> **SUPPLIED INFORMATION**:
+-------+

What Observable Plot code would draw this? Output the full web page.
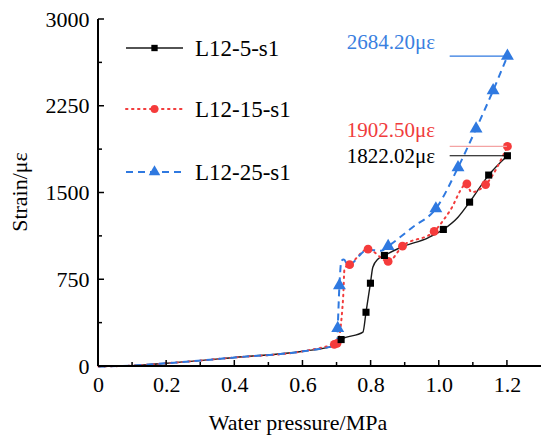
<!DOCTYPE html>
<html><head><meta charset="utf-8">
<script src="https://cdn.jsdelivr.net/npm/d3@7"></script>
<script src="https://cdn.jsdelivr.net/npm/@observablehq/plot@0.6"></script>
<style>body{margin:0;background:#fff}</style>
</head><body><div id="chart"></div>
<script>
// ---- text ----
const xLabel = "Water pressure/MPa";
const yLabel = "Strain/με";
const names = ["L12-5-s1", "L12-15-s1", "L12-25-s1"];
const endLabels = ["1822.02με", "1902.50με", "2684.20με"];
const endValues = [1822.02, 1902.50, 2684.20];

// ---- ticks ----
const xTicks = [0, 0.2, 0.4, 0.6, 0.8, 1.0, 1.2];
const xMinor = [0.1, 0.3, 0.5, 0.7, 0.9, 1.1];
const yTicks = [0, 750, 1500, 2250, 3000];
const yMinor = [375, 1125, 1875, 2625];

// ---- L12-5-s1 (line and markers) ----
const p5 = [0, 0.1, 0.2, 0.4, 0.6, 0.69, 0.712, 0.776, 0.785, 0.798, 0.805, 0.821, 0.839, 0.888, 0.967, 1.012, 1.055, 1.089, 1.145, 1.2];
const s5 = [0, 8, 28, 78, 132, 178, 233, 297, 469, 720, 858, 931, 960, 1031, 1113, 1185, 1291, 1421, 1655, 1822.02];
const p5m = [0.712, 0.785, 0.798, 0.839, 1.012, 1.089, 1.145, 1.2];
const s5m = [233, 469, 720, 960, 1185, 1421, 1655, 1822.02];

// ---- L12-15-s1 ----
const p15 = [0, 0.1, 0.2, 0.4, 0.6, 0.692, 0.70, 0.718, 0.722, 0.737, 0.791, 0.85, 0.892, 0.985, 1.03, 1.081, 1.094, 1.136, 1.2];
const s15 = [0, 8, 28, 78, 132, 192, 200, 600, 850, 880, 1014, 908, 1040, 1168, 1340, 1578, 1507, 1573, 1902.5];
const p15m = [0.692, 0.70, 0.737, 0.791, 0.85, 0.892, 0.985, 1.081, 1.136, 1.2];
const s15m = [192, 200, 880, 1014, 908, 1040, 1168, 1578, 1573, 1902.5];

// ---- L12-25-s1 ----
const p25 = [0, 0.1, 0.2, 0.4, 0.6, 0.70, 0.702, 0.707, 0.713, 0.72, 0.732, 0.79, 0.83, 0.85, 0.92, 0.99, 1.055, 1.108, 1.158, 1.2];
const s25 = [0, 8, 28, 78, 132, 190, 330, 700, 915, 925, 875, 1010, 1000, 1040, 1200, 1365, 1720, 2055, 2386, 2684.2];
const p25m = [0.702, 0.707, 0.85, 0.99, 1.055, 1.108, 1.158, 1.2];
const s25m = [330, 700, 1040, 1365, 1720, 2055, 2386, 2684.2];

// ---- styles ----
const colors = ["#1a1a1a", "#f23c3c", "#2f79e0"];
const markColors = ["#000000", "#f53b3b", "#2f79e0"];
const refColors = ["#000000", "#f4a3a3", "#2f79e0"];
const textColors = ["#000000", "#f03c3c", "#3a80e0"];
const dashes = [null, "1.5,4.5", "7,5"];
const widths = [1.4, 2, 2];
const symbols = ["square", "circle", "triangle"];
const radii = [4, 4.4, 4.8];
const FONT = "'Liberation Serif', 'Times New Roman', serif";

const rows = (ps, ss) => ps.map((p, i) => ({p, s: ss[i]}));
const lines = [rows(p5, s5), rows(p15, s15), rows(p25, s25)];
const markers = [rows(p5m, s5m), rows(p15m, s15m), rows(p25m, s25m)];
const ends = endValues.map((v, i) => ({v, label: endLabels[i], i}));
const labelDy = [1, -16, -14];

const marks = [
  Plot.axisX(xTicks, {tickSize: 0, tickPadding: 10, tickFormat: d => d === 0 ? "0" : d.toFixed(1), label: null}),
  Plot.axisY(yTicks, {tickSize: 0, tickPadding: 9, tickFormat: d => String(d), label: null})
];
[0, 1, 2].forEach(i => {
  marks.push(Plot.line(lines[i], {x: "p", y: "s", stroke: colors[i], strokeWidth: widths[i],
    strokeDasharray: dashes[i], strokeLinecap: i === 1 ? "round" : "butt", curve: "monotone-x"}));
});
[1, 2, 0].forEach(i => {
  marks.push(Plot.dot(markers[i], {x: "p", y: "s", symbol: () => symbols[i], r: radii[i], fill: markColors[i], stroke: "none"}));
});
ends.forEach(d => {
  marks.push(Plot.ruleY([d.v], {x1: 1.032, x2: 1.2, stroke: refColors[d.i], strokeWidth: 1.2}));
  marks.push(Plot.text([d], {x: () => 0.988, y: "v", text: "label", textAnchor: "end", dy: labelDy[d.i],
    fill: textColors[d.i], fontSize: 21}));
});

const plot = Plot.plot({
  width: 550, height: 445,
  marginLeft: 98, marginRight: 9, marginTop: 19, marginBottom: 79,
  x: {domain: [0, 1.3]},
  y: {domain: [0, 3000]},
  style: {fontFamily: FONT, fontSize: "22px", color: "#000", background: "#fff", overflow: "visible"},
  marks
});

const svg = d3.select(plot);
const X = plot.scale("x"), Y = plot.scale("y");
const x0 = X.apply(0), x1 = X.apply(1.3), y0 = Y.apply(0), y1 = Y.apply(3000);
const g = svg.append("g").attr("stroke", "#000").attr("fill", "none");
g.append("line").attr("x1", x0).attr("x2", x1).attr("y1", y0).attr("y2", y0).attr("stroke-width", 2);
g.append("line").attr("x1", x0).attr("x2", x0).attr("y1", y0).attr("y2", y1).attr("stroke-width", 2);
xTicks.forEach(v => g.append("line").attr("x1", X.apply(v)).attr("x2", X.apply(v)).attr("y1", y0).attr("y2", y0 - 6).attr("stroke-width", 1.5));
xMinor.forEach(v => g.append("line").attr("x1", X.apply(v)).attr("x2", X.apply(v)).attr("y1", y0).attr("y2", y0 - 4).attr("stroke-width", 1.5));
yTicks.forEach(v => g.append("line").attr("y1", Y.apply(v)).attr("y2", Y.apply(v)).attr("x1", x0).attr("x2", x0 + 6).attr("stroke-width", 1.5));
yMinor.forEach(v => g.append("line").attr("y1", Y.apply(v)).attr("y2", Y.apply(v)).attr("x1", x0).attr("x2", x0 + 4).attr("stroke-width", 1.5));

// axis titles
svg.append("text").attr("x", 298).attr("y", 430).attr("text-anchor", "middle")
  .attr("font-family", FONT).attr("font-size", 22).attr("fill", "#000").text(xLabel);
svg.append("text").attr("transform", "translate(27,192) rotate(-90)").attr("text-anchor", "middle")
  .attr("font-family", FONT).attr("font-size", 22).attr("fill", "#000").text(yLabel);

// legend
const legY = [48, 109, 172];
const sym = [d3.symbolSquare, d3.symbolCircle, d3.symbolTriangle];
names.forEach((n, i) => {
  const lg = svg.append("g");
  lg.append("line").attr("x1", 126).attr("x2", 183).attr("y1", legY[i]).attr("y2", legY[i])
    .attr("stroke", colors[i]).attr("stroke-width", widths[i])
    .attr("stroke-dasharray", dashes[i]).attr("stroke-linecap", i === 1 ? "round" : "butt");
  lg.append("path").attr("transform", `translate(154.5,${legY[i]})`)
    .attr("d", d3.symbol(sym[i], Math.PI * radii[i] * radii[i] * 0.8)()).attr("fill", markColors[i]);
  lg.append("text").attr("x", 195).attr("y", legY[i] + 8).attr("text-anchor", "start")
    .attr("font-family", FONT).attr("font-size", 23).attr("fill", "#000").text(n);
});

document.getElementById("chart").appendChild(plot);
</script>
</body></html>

+-------+

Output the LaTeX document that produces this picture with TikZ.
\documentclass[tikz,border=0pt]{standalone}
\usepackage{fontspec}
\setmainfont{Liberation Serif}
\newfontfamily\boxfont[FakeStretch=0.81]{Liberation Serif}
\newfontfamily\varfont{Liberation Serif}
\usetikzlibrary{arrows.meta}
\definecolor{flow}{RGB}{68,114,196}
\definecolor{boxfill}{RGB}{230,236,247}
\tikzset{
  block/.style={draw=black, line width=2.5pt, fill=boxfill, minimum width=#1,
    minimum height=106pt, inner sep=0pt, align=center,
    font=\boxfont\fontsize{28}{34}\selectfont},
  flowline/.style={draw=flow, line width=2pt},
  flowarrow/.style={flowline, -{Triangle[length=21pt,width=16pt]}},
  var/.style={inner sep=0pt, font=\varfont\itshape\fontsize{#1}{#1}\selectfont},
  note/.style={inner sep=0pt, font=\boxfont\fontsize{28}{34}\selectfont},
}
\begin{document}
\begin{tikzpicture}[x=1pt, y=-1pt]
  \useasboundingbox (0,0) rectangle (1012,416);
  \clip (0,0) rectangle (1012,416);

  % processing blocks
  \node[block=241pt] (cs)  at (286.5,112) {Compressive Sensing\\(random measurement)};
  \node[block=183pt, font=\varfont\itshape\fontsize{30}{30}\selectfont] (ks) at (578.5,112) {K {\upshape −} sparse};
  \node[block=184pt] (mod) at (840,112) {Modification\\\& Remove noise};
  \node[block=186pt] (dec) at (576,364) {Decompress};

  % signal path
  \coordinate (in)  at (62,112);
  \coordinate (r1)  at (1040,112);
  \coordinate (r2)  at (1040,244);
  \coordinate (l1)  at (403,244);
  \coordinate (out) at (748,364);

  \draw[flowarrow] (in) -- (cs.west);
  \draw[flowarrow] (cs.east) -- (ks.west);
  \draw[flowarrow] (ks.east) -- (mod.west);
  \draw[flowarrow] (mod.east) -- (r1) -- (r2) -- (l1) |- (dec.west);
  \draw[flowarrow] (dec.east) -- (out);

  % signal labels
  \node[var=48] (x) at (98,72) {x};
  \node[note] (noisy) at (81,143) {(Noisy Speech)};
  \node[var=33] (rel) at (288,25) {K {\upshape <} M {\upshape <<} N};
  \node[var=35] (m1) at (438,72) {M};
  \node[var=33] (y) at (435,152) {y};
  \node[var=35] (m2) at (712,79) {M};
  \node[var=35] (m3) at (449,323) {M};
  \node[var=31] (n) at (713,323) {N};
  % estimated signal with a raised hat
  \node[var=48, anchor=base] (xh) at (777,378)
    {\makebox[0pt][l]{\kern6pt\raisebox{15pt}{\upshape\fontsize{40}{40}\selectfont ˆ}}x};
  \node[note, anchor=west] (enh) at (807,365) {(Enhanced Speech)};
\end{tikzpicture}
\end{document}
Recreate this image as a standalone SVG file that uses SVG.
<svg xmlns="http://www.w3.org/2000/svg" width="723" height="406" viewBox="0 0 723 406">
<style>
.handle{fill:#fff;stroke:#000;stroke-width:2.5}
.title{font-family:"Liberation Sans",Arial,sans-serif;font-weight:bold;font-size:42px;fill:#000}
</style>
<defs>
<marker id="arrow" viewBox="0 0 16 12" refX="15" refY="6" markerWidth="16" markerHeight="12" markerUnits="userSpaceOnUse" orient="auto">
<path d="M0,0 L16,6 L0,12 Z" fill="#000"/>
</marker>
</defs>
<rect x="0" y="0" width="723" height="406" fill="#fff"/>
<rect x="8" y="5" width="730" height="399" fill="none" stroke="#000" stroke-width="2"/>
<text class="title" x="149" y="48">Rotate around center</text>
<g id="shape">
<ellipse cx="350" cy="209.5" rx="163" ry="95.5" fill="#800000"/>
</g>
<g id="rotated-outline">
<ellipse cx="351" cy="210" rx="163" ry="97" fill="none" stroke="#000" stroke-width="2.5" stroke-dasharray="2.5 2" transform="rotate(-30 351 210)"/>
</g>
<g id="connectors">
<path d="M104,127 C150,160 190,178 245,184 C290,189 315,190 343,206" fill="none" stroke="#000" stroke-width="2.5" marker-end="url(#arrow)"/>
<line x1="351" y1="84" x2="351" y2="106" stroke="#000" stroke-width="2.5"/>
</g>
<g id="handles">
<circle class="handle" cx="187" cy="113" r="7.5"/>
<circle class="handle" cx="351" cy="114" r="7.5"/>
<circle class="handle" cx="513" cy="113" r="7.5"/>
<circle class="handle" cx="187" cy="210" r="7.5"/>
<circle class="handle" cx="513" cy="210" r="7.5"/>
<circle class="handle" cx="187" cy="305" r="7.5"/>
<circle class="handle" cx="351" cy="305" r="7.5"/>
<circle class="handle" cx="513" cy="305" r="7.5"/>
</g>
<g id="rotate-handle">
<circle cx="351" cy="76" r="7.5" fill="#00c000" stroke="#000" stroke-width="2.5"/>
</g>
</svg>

+-------+

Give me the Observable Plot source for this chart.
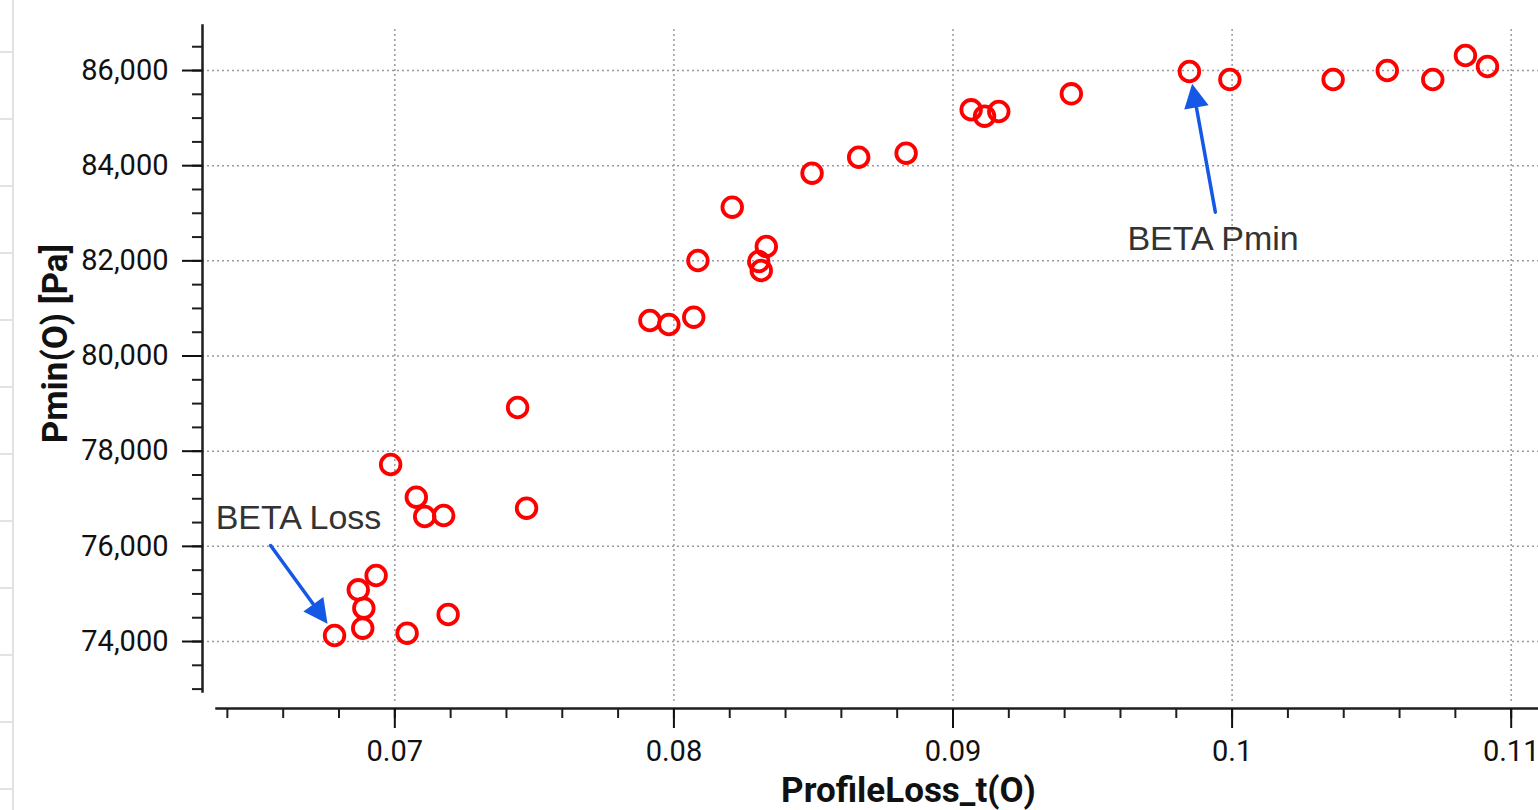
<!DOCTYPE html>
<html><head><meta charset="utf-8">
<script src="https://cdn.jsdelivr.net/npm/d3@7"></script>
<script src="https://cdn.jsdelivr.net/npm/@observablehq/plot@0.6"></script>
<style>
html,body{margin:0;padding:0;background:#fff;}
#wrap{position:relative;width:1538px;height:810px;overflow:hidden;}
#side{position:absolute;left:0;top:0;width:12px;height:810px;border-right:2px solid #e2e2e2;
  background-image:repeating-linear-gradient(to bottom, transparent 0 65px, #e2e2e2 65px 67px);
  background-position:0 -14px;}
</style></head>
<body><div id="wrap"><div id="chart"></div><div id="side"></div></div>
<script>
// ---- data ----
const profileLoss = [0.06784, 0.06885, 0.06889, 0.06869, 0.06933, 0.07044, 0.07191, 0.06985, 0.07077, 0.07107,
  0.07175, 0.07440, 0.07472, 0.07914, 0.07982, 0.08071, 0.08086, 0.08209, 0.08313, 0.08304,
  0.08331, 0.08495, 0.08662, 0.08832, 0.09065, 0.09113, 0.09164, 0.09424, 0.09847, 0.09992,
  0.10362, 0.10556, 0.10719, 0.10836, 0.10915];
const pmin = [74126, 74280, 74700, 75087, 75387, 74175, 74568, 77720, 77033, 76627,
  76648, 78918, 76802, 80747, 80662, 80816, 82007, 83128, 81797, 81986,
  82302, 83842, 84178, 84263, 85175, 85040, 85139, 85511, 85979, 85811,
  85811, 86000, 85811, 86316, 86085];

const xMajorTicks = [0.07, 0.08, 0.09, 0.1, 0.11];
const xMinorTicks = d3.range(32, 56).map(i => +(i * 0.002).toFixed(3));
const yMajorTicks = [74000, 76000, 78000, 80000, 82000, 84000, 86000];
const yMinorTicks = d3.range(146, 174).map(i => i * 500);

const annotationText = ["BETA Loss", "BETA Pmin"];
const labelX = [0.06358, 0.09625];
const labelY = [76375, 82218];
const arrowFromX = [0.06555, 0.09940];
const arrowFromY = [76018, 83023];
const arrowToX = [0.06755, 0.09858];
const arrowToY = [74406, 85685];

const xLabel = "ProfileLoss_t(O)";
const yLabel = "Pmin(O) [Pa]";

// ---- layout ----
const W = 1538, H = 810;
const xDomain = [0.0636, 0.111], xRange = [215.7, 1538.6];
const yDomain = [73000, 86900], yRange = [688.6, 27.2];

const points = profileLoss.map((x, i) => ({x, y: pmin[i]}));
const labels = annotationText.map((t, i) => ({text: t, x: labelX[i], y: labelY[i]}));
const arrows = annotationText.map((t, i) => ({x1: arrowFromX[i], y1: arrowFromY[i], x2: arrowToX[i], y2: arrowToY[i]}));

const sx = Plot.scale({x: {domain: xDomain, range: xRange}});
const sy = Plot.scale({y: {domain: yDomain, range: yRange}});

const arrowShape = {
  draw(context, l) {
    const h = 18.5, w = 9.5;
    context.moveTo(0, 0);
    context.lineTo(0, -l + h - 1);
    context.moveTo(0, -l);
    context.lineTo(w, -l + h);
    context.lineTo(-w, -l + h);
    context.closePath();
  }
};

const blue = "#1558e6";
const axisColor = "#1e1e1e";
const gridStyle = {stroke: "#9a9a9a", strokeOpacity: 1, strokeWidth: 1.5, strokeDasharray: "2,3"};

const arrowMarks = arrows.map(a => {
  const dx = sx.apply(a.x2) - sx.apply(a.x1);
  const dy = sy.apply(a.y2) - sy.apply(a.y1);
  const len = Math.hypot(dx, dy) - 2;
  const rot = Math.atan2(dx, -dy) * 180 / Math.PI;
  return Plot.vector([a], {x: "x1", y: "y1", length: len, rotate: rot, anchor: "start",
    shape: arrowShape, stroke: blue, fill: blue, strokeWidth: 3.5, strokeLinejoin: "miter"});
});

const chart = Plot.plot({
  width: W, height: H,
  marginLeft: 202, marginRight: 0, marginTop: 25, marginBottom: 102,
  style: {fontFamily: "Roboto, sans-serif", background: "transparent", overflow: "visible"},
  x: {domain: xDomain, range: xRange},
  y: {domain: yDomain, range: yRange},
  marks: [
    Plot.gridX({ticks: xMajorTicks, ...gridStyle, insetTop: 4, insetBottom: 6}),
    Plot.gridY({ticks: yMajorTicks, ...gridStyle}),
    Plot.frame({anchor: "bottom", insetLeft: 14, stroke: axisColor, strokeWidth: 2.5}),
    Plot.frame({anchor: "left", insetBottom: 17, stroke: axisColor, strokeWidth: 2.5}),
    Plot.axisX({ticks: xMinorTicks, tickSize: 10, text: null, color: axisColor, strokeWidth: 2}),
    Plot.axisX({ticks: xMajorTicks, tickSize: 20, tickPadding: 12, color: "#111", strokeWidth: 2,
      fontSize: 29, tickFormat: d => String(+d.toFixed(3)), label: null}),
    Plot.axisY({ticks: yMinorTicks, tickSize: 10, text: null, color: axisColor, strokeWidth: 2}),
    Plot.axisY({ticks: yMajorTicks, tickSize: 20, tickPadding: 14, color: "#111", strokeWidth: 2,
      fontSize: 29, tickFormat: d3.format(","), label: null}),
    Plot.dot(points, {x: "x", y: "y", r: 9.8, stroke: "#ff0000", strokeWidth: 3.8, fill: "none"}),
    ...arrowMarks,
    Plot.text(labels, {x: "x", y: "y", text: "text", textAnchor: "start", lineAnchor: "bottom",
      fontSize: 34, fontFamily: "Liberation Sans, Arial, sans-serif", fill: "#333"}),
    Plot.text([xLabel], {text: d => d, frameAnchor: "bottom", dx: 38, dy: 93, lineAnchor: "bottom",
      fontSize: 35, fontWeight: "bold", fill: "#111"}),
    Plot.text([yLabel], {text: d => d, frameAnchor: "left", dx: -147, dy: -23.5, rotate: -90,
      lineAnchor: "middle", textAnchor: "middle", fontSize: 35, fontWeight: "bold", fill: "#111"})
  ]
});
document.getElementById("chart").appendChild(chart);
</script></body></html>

+-------+

> **INSTRUCTION**: Pull every line holding "chart" out of the records.

> **TASK ANSWER**:
</head><body><div id="chart"></div>
document.getElementById("chart").appendChild(plot);
Give me the Observable Plot source for this chart.
<body><div id="wrap"><div id="chart"></div><div id="side"></div></div>
const chart = Plot.plot({
document.getElementById("chart").appendChild(chart);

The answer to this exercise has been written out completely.